Can you set down, exactly as they appear below, the lines from the opening of the material through the one bearing "const noteData = occCategories.map((c, i)", minus the pictures?

Data extract:
— start —
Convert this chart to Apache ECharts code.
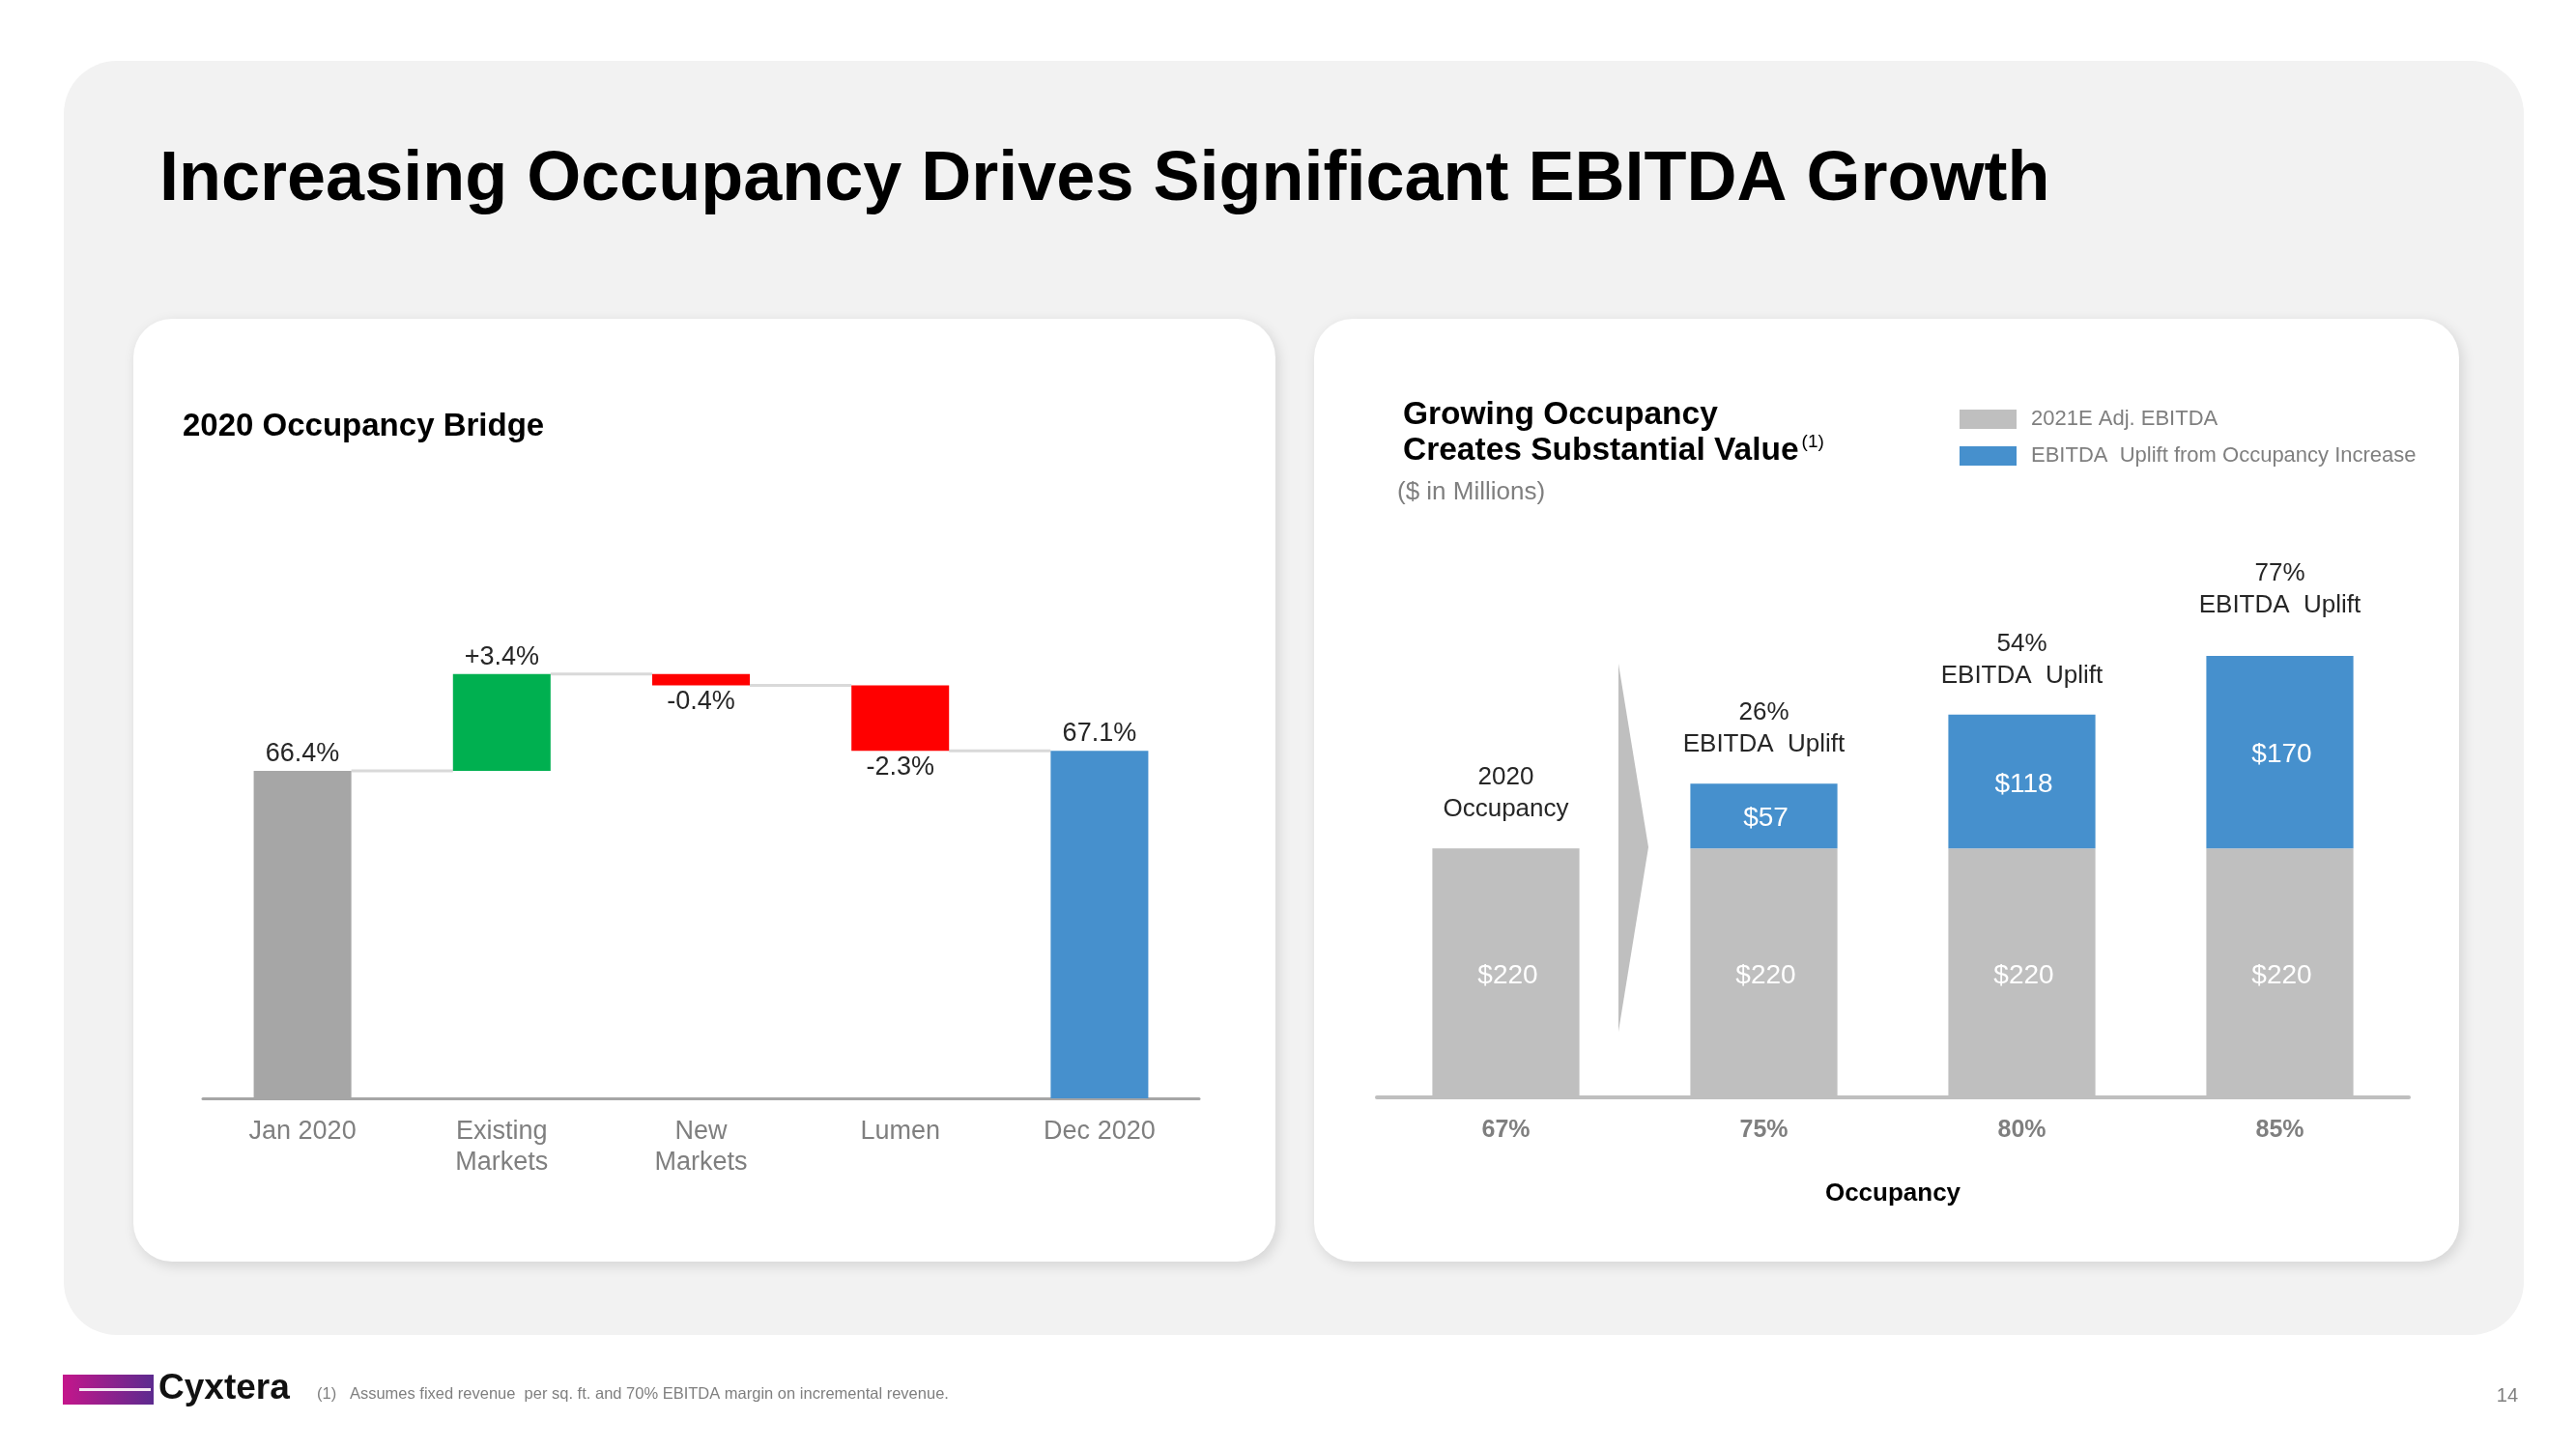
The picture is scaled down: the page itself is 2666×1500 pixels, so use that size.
<!DOCTYPE html>
<html><head><meta charset="utf-8">
<script src="https://cdn.jsdelivr.net/npm/echarts@6/dist/echarts.min.js"></script>
<style>html,body{margin:0;padding:0;background:#fff}#c{width:2666px;height:1500px}</style>
</head><body><div id="c"></div>
<script>
// ---------- data ----------
const bridgeCategories = ['Jan 2020', 'Existing\nMarkets', 'New\nMarkets', 'Lumen', 'Dec 2020'];
const bridgeStart = 66.4;
const bridgeChanges = [3.4, -0.4, -2.3];
const bridgeEnd = 67.1;
const bridgeLabels = ['66.4%', '+3.4%', '-0.4%', '-2.3%', '67.1%'];

const occCategories = ['67%', '75%', '80%', '85%'];
const baseEbitda = [220, 220, 220, 220];
const upliftEbitda = [null, 57, 118, 170];
const upliftPct = [null, 26, 54, 77];
const firstBarNote = '2020\nOccupancy';

// ---------- build ----------
const FF = '"Liberation Sans", Arial, sans-serif';
const chart = echarts.init(document.getElementById('c'), null, {renderer: 'canvas', width: 2666, height: 1500});

let run = bridgeStart;
const levels = [[0, bridgeStart]];
const floatBase = ['-'];
const floatDelta = ['-'];
bridgeChanges.forEach((c, k) => {
  const nr = Math.round((run + c) * 100) / 100;
  floatBase.push(Math.min(run, nr));
  floatDelta.push({
    value: Math.round(Math.abs(c) * 100) / 100,
    itemStyle: {color: c >= 0 ? '#00b050' : '#ff0000'},
    label: {position: c >= 0 ? 'top' : 'bottom'}
  });
  run = nr;
  levels.push([k + 1, run]);
});
floatBase.push('-');
floatDelta.push('-');
const totals = [
  {value: bridgeStart, itemStyle: {color: '#a6a6a6'}},
  '-', '-', '-',
  {value: bridgeEnd, itemStyle: {color: '#4690cd'}}
];

const topNotes = upliftPct.map((p, i) => p == null ? firstBarNote : p + '%\nEBITDA  Uplift');
const noteData = occCategories.map((c, i) => i === occCategories.length - 1 ? {value: 0, label: {distance: 36}} : 0);

function txt(x, y, text, size, opts) {
  opts = opts || {};
  return {
    type: 'text', z: 10,
    style: Object.assign({
      x: x, y: y, text: text, fontSize: size, fontFamily: FF,
      fontWeight: opts.bold ? 'bold' : 'normal', fill: opts.color || '#000',
      align: opts.align || 'left', verticalAlign: 'middle',
      textAlign: opts.align || 'left', textVerticalAlign: 'middle'
    }, opts.extra || {})
  };
}

const option = {
  animation: false,
  backgroundColor: '#ffffff',
  graphic: {elements: [
    {type: 'rect', z: -2, shape: {x: 66, y: 63, width: 2546, height: 1319, r: 55}, style: {fill: '#f2f2f2'}},
    {type: 'rect', z: -1, shape: {x: 138, y: 330, width: 1182, height: 976, r: 40},
      style: {fill: '#ffffff', shadowBlur: 14, shadowColor: 'rgba(0,0,0,0.13)', shadowOffsetX: 3, shadowOffsetY: 4}},
    {type: 'rect', z: -1, shape: {x: 1360, y: 330, width: 1185, height: 976, r: 40},
      style: {fill: '#ffffff', shadowBlur: 14, shadowColor: 'rgba(0,0,0,0.13)', shadowOffsetX: 3, shadowOffsetY: 4}},
    txt(165, 187, 'Increasing Occupancy Drives Significant EBITDA Growth', 72, {bold: true, color: '#000'}),
    txt(189, 442, '2020 Occupancy Bridge', 33, {bold: true, color: '#000'}),
    txt(1452, 430, 'Growing Occupancy', 33.5, {bold: true, color: '#000'}),
    {type: 'text', z: 10, style: {x: 1452, y: 467, text: '{a|Creates Substantial Value}{b|(1)}',
      verticalAlign: 'middle', textVerticalAlign: 'middle', fill: '#000',
      rich: {a: {fontSize: 33.5, fontWeight: 'bold', fontFamily: FF, fill: '#000', color: '#000', lineHeight: 38},
             b: {fontSize: 19, fontFamily: FF, fill: '#000', color: '#000', verticalAlign: 'top', lineHeight: 38, padding: [0, 0, 14, 3]}}}},
    txt(1446, 510, '($ in Millions)', 26, {color: '#7f7f7f'}),
    {type: 'polygon', z: 3, shape: {points: [[1675, 687], [1706, 877], [1675, 1068]]}, style: {fill: '#bfbfbf'}},
    {type: 'rect', z: 10, shape: {x: 65, y: 1423, width: 94, height: 31},
      style: {fill: new echarts.graphic.LinearGradient(0, 0, 1, 0, [{offset: 0, color: '#c4168b'}, {offset: 1, color: '#5c2b8f'}])}},
    {type: 'rect', z: 11, shape: {x: 82, y: 1437, width: 74, height: 3}, style: {fill: '#f3e6f1'}},
    txt(164, 1438, 'Cyxtera', 37, {bold: true, color: '#111'}),
    txt(328, 1443, '(1)   Assumes fixed revenue  per sq. ft. and 70% EBITDA margin on incremental revenue.', 16.5, {color: '#7f7f7f'}),
    txt(2606, 1445, '14', 20, {color: '#7f7f7f', align: 'right'})
  ]},
  legend: {
    data: ['2021E Adj. EBITDA', 'EBITDA  Uplift from Occupancy Increase'],
    orient: 'vertical', left: 2023, top: 418, itemWidth: 59, itemHeight: 20, itemGap: 16,
    icon: 'rect', selectedMode: false,
    textStyle: {color: '#7f7f7f', fontSize: 22, fontFamily: FF, padding: [0, 0, 0, 10]}
  },
  grid: [
    {left: 210, width: 1031, top: 400, height: 737},
    {left: 1425, width: 1068, top: 550, height: 586}
  ],
  xAxis: [
    {type: 'category', gridIndex: 0, data: bridgeCategories, z: 5,
      axisLine: {lineStyle: {color: '#a6a6a6', width: 3}}, axisTick: {show: false},
      axisLabel: {color: '#7f7f7f', fontSize: 27, fontFamily: FF, lineHeight: 32, margin: 19, interval: 0}},
    {type: 'category', gridIndex: 1, data: occCategories, z: 5,
      axisLine: {lineStyle: {color: '#bfbfbf', width: 4}}, axisTick: {show: false},
      axisLabel: {color: '#7f7f7f', fontSize: 25, fontFamily: FF, fontWeight: 'bold', margin: 22},
      name: 'Occupancy', nameLocation: 'middle', nameGap: 87,
      nameTextStyle: {color: '#000', fontSize: 26, fontWeight: 'bold', fontFamily: FF}}
  ],
  yAxis: [
    {type: 'value', gridIndex: 0, min: 54.9, max: 79.9, show: false},
    {type: 'value', gridIndex: 1, min: 0, max: 500, show: false}
  ],
  series: [
    {type: 'bar', xAxisIndex: 0, yAxisIndex: 0, data: totals, barWidth: '49%', barGap: '-100%', z: 6,
      label: {show: true, position: 'top', distance: 4, color: '#262626', fontSize: 27, fontFamily: FF,
        formatter: p => bridgeLabels[p.dataIndex]}},
    {type: 'bar', xAxisIndex: 0, yAxisIndex: 0, stack: 'w', data: floatBase, barWidth: '49%',
      itemStyle: {color: 'rgba(0,0,0,0)'}, silent: true},
    {type: 'bar', xAxisIndex: 0, yAxisIndex: 0, stack: 'w', data: floatDelta, barWidth: '49%', z: 6,
      label: {show: true, distance: 4, color: '#262626', fontSize: 27, fontFamily: FF,
        formatter: p => bridgeLabels[p.dataIndex]}},
    {type: 'custom', xAxisIndex: 0, yAxisIndex: 0, data: levels, encode: {x: 0, y: 1}, z: 3, silent: true,
      renderItem: function (params, api) {
        const i = api.value(0), v = api.value(1);
        const a = api.coord([i, v]), b = api.coord([i + 1, v]);
        const hw = api.size([1, 0])[0] * 0.49 / 2;
        return {type: 'line', shape: {x1: a[0] + hw, y1: a[1], x2: b[0] - hw, y2: b[1]},
          style: {stroke: '#d9d9d9', lineWidth: 3}};
      }},
    {name: '2021E Adj. EBITDA', type: 'bar', xAxisIndex: 1, yAxisIndex: 1, stack: 'e', data: baseEbitda,
      barWidth: '57%', itemStyle: {color: '#bfbfbf'},
      label: {show: true, position: 'inside', offset: [2, 3], color: '#ffffff', fontSize: 28, fontFamily: FF, formatter: p => '$' + p.value}},
    {name: 'EBITDA  Uplift from Occupancy Increase', type: 'bar', xAxisIndex: 1, yAxisIndex: 1, stack: 'e',
      data: upliftEbitda.map(v => v == null ? '-' : v),
      barWidth: '57%', itemStyle: {color: '#4690cd'},
      label: {show: true, position: 'inside', offset: [2, 3], color: '#ffffff', fontSize: 28, fontFamily: FF, formatter: p => '$' + p.value}},
    {name: 'notes', type: 'bar', xAxisIndex: 1, yAxisIndex: 1, stack: 'e', data: noteData,
      barWidth: '57%', itemStyle: {color: 'rgba(0,0,0,0)'}, silent: true,
      label: {show: true, position: 'top', distance: 24, color: '#262626', fontSize: 26, lineHeight: 33, fontFamily: FF,
        formatter: p => topNotes[p.dataIndex]}}
  ]
};
chart.setOption(option);
</script>
</body></html>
— end —
Reply to the exercise:
Convert this chart to Apache ECharts code.
The picture is scaled down: the page itself is 2666×1500 pixels, so use that size.
<!DOCTYPE html>
<html><head><meta charset="utf-8">
<script src="https://cdn.jsdelivr.net/npm/echarts@6/dist/echarts.min.js"></script>
<style>html,body{margin:0;padding:0;background:#fff}#c{width:2666px;height:1500px}</style>
</head><body><div id="c"></div>
<script>
// ---------- data ----------
const bridgeCategories = ['Jan 2020', 'Existing\nMarkets', 'New\nMarkets', 'Lumen', 'Dec 2020'];
const bridgeStart = 66.4;
const bridgeChanges = [3.4, -0.4, -2.3];
const bridgeEnd = 67.1;
const bridgeLabels = ['66.4%', '+3.4%', '-0.4%', '-2.3%', '67.1%'];

const occCategories = ['67%', '75%', '80%', '85%'];
const baseEbitda = [220, 220, 220, 220];
const upliftEbitda = [null, 57, 118, 170];
const upliftPct = [null, 26, 54, 77];
const firstBarNote = '2020\nOccupancy';

// ---------- build ----------
const FF = '"Liberation Sans", Arial, sans-serif';
const chart = echarts.init(document.getElementById('c'), null, {renderer: 'canvas', width: 2666, height: 1500});

let run = bridgeStart;
const levels = [[0, bridgeStart]];
const floatBase = ['-'];
const floatDelta = ['-'];
bridgeChanges.forEach((c, k) => {
  const nr = Math.round((run + c) * 100) / 100;
  floatBase.push(Math.min(run, nr));
  floatDelta.push({
    value: Math.round(Math.abs(c) * 100) / 100,
    itemStyle: {color: c >= 0 ? '#00b050' : '#ff0000'},
    label: {position: c >= 0 ? 'top' : 'bottom'}
  });
  run = nr;
  levels.push([k + 1, run]);
});
floatBase.push('-');
floatDelta.push('-');
const totals = [
  {value: bridgeStart, itemStyle: {color: '#a6a6a6'}},
  '-', '-', '-',
  {value: bridgeEnd, itemStyle: {color: '#4690cd'}}
];

const topNotes = upliftPct.map((p, i) => p == null ? firstBarNote : p + '%\nEBITDA  Uplift');
const noteData = occCategories.map((c, i) => i === occCategories.length - 1 ? {value: 0, label: {distance: 36}} : 0);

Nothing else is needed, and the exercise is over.